Hip-hop scholars concur. Adisa Banjoko, author of Lyrical Swords: Hip-Hop and Politics in the Mix, image is everything in hip-hop right now. He says "there is no hip-hop without image. KRS ONE was the first to talk about how music videos hurt hip-hop because people became distracted by the images and stopped paying attention to the nature of the art. As hip-hop grew in the age of video, it definitely changed the way that it was viewed."

The image movement really took hold once LL Cool J took his shirt off. "LL began working out and along with other emcees to register that they were tough. Toughness was [and is] a part of hip-hop. And if you wanted respect in hip-hop you not only had to be raw on the mic, you also had to let people know physically you were a threat."
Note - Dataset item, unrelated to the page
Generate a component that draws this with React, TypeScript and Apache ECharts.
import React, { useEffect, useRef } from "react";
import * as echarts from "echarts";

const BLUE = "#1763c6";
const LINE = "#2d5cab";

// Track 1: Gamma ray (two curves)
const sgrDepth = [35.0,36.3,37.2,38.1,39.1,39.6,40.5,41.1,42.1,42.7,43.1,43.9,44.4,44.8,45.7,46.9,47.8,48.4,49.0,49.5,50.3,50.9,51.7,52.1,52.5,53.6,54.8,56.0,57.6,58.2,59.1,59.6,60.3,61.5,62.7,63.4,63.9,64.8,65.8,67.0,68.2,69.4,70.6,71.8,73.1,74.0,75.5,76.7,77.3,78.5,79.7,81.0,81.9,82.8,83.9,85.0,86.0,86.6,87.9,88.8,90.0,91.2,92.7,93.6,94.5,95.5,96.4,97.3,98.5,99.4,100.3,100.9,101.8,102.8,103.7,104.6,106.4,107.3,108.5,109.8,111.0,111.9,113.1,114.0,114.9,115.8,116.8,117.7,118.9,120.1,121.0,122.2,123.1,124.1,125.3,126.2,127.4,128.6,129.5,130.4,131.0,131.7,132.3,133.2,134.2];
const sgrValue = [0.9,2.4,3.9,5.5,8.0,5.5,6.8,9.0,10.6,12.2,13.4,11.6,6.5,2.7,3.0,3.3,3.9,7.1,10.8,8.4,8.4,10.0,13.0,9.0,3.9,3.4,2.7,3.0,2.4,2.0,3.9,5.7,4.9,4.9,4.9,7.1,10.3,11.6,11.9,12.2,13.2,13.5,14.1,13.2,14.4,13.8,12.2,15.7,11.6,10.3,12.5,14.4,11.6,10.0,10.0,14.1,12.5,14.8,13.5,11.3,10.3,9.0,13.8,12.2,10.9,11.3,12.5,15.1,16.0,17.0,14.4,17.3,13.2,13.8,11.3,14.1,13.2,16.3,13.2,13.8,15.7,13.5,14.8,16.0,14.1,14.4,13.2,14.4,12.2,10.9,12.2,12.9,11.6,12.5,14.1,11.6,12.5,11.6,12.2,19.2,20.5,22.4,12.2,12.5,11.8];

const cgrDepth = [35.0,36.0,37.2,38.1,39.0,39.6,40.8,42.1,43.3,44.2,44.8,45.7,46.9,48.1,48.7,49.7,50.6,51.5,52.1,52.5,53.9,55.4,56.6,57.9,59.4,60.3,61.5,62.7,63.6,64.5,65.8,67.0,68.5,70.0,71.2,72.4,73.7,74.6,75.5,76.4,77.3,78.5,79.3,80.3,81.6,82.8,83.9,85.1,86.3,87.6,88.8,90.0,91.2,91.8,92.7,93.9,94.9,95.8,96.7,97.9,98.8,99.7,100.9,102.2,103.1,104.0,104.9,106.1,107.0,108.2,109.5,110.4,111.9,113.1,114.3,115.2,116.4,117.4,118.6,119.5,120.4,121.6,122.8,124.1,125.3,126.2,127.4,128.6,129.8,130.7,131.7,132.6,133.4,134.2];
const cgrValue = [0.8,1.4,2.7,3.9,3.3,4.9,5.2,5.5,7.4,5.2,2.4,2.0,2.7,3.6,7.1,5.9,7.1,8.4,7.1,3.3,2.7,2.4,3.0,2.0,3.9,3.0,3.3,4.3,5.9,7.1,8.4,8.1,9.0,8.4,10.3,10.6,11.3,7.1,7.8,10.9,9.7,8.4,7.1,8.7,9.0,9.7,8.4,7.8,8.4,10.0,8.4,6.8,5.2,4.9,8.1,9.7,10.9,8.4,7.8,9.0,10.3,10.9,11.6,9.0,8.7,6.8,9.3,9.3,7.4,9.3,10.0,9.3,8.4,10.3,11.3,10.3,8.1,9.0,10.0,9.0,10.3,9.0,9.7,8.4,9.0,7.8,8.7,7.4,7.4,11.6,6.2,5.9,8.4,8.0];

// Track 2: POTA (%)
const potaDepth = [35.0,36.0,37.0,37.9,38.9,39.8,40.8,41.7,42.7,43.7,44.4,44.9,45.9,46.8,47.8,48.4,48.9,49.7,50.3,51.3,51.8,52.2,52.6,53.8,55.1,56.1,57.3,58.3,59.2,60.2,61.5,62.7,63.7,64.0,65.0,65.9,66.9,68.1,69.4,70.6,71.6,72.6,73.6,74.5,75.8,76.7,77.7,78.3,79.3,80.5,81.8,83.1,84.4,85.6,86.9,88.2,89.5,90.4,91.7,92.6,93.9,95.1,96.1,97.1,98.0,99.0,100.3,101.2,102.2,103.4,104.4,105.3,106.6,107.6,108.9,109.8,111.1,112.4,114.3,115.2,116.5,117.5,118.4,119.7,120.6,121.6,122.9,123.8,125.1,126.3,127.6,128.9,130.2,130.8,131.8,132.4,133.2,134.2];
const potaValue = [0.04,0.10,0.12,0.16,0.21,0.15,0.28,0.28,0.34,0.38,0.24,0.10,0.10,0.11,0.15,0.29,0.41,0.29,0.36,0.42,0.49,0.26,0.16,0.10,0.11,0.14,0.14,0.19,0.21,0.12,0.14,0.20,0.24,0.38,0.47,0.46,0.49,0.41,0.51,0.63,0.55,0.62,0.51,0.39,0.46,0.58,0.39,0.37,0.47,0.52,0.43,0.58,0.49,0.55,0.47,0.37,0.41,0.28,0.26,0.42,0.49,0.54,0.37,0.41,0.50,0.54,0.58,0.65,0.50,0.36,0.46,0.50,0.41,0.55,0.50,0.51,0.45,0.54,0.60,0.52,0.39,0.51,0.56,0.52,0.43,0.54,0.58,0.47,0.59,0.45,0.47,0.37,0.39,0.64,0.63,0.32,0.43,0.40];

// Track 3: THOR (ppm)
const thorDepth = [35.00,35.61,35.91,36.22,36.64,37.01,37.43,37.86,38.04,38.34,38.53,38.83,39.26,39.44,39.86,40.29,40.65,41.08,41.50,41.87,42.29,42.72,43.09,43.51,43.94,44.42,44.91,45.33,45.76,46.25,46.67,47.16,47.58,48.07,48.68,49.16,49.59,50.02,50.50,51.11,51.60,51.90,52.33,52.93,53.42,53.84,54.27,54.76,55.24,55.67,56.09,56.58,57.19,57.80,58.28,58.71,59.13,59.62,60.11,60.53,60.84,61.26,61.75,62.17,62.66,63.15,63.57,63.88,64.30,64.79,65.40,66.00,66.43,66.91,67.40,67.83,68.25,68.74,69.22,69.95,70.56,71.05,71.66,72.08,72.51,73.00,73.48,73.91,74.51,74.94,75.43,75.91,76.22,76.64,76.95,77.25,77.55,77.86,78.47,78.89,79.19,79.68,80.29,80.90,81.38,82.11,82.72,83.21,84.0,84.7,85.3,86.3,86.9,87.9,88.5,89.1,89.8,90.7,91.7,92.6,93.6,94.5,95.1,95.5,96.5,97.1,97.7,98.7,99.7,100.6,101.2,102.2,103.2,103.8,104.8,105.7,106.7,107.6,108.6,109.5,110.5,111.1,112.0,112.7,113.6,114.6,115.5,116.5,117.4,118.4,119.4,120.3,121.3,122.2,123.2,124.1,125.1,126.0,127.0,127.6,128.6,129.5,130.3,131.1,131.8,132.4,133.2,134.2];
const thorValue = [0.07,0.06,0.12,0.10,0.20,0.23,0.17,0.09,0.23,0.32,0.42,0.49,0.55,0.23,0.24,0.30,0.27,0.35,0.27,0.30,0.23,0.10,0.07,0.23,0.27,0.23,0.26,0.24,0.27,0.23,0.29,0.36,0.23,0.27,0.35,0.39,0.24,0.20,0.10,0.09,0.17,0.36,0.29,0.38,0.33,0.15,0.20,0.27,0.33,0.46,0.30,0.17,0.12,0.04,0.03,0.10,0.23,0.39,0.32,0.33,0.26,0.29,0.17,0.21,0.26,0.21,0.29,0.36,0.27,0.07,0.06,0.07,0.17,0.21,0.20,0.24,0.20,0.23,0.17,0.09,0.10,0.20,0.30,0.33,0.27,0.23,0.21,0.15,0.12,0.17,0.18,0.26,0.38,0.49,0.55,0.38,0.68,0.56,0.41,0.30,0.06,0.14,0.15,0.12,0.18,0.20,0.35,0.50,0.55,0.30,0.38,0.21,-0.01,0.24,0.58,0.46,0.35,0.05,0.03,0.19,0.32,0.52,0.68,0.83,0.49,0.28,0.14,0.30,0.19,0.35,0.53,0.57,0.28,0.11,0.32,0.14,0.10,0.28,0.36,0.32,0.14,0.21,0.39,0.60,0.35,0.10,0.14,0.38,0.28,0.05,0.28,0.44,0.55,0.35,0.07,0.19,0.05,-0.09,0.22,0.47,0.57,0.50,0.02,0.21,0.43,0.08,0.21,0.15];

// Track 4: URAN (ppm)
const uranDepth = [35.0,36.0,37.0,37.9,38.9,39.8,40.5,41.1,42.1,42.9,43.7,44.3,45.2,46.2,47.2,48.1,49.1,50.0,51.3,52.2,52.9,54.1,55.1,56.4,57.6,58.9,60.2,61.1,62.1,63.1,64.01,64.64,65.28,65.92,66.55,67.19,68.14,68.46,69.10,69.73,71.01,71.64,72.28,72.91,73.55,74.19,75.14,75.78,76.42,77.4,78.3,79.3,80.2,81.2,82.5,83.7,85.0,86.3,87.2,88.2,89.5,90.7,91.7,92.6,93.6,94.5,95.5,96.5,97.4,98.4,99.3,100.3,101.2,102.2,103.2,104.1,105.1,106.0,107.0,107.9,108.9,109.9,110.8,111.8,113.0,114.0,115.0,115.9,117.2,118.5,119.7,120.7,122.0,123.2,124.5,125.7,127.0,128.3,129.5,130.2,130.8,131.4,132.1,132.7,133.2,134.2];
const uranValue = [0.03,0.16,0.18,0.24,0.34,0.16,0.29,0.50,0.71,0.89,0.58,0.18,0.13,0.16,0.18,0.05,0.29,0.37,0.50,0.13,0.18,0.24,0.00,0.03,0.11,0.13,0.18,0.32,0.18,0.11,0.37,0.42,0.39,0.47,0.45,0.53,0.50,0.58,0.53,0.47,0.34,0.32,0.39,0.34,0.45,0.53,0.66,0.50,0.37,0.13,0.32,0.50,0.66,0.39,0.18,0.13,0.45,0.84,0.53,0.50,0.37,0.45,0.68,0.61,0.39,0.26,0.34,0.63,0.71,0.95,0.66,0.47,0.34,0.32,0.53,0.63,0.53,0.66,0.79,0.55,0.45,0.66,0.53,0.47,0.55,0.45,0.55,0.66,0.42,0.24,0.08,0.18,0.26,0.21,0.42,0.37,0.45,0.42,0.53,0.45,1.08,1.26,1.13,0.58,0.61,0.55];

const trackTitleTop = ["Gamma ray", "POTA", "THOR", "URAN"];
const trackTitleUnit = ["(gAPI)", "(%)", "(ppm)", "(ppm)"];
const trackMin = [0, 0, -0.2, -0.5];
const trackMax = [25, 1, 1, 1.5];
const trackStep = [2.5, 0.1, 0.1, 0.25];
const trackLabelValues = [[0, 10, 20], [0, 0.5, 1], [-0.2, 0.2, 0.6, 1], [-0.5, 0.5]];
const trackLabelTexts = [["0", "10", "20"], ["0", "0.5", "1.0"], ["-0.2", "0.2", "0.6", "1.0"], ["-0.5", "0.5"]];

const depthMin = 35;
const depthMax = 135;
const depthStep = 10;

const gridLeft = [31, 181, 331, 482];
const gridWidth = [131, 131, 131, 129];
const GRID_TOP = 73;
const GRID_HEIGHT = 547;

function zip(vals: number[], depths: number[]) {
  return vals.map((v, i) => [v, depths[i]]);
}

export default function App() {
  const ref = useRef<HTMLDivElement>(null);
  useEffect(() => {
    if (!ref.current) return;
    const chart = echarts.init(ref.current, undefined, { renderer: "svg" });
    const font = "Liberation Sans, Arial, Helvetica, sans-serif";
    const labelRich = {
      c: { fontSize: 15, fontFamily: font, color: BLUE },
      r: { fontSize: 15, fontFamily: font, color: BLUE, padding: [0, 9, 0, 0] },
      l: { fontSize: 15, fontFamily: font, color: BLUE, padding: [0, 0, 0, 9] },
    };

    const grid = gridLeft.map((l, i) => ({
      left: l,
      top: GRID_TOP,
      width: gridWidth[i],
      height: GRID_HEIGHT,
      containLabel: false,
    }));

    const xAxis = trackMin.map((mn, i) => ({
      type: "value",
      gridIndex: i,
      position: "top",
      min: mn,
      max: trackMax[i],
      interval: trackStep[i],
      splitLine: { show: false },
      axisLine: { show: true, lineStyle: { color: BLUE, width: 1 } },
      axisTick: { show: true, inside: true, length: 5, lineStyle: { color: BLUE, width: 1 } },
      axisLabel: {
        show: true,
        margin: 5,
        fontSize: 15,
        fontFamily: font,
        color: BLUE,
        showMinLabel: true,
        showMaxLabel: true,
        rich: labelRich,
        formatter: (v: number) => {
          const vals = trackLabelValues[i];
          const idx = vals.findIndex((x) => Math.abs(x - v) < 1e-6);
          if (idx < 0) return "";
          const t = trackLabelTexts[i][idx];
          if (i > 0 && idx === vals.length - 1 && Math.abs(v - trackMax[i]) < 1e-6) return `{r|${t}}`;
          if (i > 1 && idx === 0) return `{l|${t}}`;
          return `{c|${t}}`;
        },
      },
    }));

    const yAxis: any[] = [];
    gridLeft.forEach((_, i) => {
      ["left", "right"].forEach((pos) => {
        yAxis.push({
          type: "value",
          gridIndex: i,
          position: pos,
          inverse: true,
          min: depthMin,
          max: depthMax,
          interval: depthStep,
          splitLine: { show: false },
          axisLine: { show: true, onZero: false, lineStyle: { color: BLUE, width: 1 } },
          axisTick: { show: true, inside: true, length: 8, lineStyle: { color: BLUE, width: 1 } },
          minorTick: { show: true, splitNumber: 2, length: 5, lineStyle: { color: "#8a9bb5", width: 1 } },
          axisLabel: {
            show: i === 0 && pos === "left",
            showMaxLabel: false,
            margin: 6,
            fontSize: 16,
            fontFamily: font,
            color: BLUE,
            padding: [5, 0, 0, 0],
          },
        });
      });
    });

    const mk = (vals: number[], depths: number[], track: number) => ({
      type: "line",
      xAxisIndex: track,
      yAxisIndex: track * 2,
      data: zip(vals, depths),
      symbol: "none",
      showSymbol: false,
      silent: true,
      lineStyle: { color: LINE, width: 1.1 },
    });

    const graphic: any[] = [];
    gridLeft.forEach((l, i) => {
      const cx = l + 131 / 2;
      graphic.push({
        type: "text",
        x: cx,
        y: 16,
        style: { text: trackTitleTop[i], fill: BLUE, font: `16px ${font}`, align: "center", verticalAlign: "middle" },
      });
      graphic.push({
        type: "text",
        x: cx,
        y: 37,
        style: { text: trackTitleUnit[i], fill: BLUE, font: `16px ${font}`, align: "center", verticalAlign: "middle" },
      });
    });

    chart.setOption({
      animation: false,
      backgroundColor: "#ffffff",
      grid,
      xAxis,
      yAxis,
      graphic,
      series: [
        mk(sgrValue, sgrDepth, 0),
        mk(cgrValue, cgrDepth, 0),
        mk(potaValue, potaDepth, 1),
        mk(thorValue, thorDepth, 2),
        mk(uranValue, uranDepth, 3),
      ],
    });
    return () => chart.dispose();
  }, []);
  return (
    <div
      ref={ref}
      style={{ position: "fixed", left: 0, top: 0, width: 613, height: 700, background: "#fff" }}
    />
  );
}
This started to accelerate. And recently, hip-hop has not done much to get away from "image" and back on message. "Let's face it, tough is sexy." Adisa adds, "hip-hop cats are definitely using 'roids. Because if you look at the lives they live in general, [these] are not clean lifestyles; steroids make it so you could have a body like that, running round drinking 40s."

Musician or otherwise, being tough will always be a part of the urban lifestyle, and hip-hop will always be connected to that. But what will the extremes be? While being yolked is hyped everywhere in hip-hop, being healthy is not. And consider who this message translates to the youth. "Lots of kids," according to Adisa, "are going to do what they have to. Kids been taking steroids for years." But as Adisa likes to point out: steroids do not get you pro: talent, patience and dedication do.